Draw a graph. What would a "smooth" change imply for the dependence of H on t? These equations are completely separable, so there are no fancy diff eq. tricks needed, you just need to know how to do integrals like:

$$\int{\frac{dD}{D}}=ln(D)+C$$

 

[gerardo]

hmmmm a smooth change would imply a linear relationship between H and time. I was able to approximate the answer for H increasing from 70 to 80 over 4 billion years by dividing the problem into 4 separate time sequences and using and average H for each billion year segment and adding up the distances, but this isn't very satisfying mathematically.

we know V ( velocity at any time = H * D so V(t) = h(t) * D(t) and H(t) is a linear function [y= mx+b] also V(t) = D'(t) so i guess h(t) = D'(t)/D(t) so that gets me to your integral of dD/D = lnD but how do i plug this equation into the D = Be^(ht) + C , if i substitue D'(t)/D for h in this equation i would arrive at

D = B e^((D'(t)/D)*t) + C and it loses me there , looks messy.
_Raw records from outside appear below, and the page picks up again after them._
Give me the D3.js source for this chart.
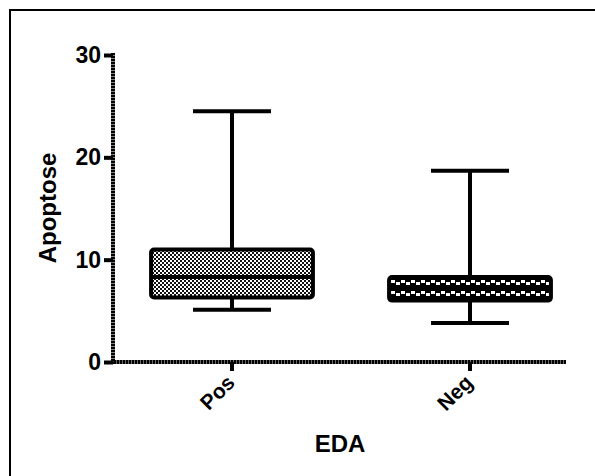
<!DOCTYPE html>
<html>
<head>
<meta charset="utf-8">
<script src="https://cdn.jsdelivr.net/npm/d3@7"></script>
<style>
  body { margin: 0; background: #fff; }
  text { font-family: Arial, "Liberation Sans", sans-serif; font-weight: bold; fill: #000; }
</style>
</head>
<body>
<div id="chart"></div>
<script>
// data
var groups = ["Pos", "Neg"];
var mins = [5.1, 3.8];
var q1s = [6.3, 6.0];
var medians = [8.3, 7.2];
var q3s = [11.0, 8.3];
var maxs = [24.5, 18.7];
var yTicks = [0, 10, 20, 30];

var svgWidth = 595, svgHeight = 476;

var svg = d3.select("#chart").append("svg")
  .attr("width", svgWidth)
  .attr("height", svgHeight);

// fill patterns
var defs = svg.append("defs");
var p1 = defs.append("pattern").attr("id", "patPos")
  .attr("patternUnits", "userSpaceOnUse").attr("width", 4).attr("height", 4);
p1.append("rect").attr("width", 4).attr("height", 4).attr("fill", "#fff");
p1.append("rect").attr("width", 2).attr("height", 2).attr("fill", "#111");
p1.append("rect").attr("x", 2).attr("y", 2).attr("width", 2).attr("height", 2).attr("fill", "#111");

var p2 = defs.append("pattern").attr("id", "patNeg")
  .attr("patternUnits", "userSpaceOnUse").attr("width", 10).attr("height", 11)
  .attr("y", 277);
p2.append("rect").attr("width", 10).attr("height", 11).attr("fill", "#000");
p2.append("rect").attr("x", 1).attr("y", 3).attr("width", 4).attr("height", 3).attr("fill", "#fff");
p2.append("rect").attr("x", 6).attr("y", 5).attr("width", 4).attr("height", 3).attr("fill", "#fff");

// outer frame
svg.append("rect")
  .attr("x", 10).attr("y", 10)
  .attr("width", 600).attr("height", 480)
  .attr("fill", "none").attr("stroke", "#000").attr("stroke-width", 2);

// scales
var x = d3.scaleBand()
  .domain(groups)
  .range([113, 589])
  .paddingInner(0.32)
  .paddingOuter(0.16);

var y = d3.scaleLinear()
  .domain([0, 30])
  .range([362, 55]);

var data = groups.map(function(g, i) {
  return { name: g, min: mins[i], q1: q1s[i], med: medians[i], q3: q3s[i], max: maxs[i],
           fill: i === 0 ? "url(#patPos)" : "url(#patNeg)" };
});

var chart = svg.append("g");

// whiskers
chart.selectAll(".whisker")
  .data(data).enter().append("line")
  .attr("x1", d => x(d.name) + x.bandwidth() / 2)
  .attr("x2", d => x(d.name) + x.bandwidth() / 2)
  .attr("y1", d => y(d.min))
  .attr("y2", d => y(d.max))
  .attr("stroke", "#000").attr("stroke-width", 4);

// caps
["min", "max"].forEach(function(k) {
  chart.selectAll(".cap-" + k)
    .data(data).enter().append("line")
    .attr("x1", d => x(d.name) + x.bandwidth() / 2 - 39)
    .attr("x2", d => x(d.name) + x.bandwidth() / 2 + 39)
    .attr("y1", d => y(d[k]))
    .attr("y2", d => y(d[k]))
    .attr("stroke", "#000").attr("stroke-width", 4);
});

// boxes
chart.selectAll(".box")
  .data(data).enter().append("rect")
  .attr("x", d => x(d.name))
  .attr("y", d => y(d.q3))
  .attr("width", x.bandwidth())
  .attr("height", d => y(d.q1) - y(d.q3))
  .attr("rx", 3)
  .attr("fill", d => d.fill)
  .attr("stroke", "#000").attr("stroke-width", 4);

// medians
chart.selectAll(".median")
  .data(data).enter().append("line")
  .attr("x1", d => x(d.name))
  .attr("x2", d => x(d.name) + x.bandwidth())
  .attr("y1", d => y(d.med))
  .attr("y2", d => y(d.med))
  .attr("stroke", "#000").attr("stroke-width", 4);

// y axis
var yAxis = svg.append("g")
  .attr("transform", "translate(113,0)")
  .call(d3.axisLeft(y).tickValues(yTicks).tickSize(9).tickPadding(3));
yAxis.select(".domain").remove();
yAxis.selectAll(".tick line").attr("stroke", "#000").attr("stroke-width", 4);
yAxis.selectAll(".tick text")
  .attr("font-size", null).attr("font-family", null)
  .style("font-size", "23px").style("font-weight", "bold")
  .style("font-family", "Arial, 'Liberation Sans', sans-serif");

svg.append("line")
  .attr("x1", 113).attr("x2", 113)
  .attr("y1", y(30) - 2).attr("y2", y(0) + 2)
  .attr("stroke", "#000").attr("stroke-width", 4)
  .attr("stroke-dasharray", "2.6,0.4");

// x axis
var xAxis = svg.append("g")
  .attr("transform", "translate(0,362)")
  .call(d3.axisBottom(x).tickSize(9).tickFormat(""));
xAxis.select(".domain").remove();
xAxis.selectAll(".tick line").attr("stroke", "#000").attr("stroke-width", 4);

svg.append("line")
  .attr("x1", 111).attr("x2", 566)
  .attr("y1", 362).attr("y2", 362)
  .attr("stroke", "#000").attr("stroke-width", 4)
  .attr("stroke-dasharray", "2.6,0.4");

// rotated category labels
svg.selectAll(".xlab")
  .data(groups).enter().append("text")
  .attr("transform", d => `translate(${x(d) + x.bandwidth() / 2 + 4}, 384) rotate(-45)`)
  .attr("text-anchor", "end")
  .style("font-size", "21px")
  .text(d => d);

// axis titles
svg.append("text")
  .attr("transform", "translate(56, 208) rotate(-90)")
  .attr("text-anchor", "middle")
  .style("font-size", "24px")
  .text("Apoptose");

svg.append("text")
  .attr("x", 340).attr("y", 452)
  .attr("text-anchor", "middle")
  .style("font-size", "24px")
  .text("EDA");
</script>
</body>
</html>
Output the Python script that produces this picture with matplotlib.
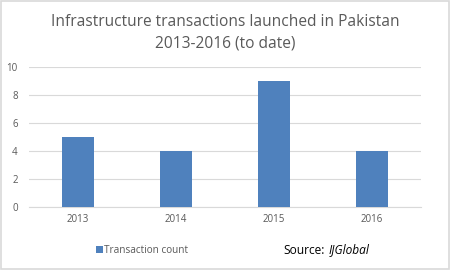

any other hints? thanks very much. I'm just a doctor, not an astrophysicist, Jim...

 

[SpaceTiger]

hmmmm a smooth change would imply a linear relationship between H and time.

Right, so you have:

$$H(t)=At+B$$

where A and B are constants you can calculate from the information given. This leaves an equation like:

$$\frac{dD}{dt}=(At+B)D$$

and is separable as

$$\int{\frac{dD}{D}}=\int{(At+B)dt}$$

You already know the solution to the left side, so now all you have to do is integrate the right side and solve for D.

 

[chronon]

Of course you could say that the galaxy is moving away from us at 102.2 km/s and so the simplest thing to do would be to assume that it continues moving away at this speed and so multiply by 4 billion years to get 1.29E19 km further away. This does mean assuming that the Hubble constant is decreasing rather than being constant, but it is more realistic cosmologically - assuming the Hubble constant is constant over time as people have been doing here implies that the universe is the same at different times, which is steady state cosmology.

 

[SpaceTiger]

assuming the Hubble constant is constant over time as people have been doing here implies that the universe is the same at different times, which is steady state cosmology.

A truly constant Hubble constant will also lead to exponential expansion, the kind of thing we expect from inflation and future evolution with a cosmological constant.

I think the OP should stick with what's stated in the problem, though.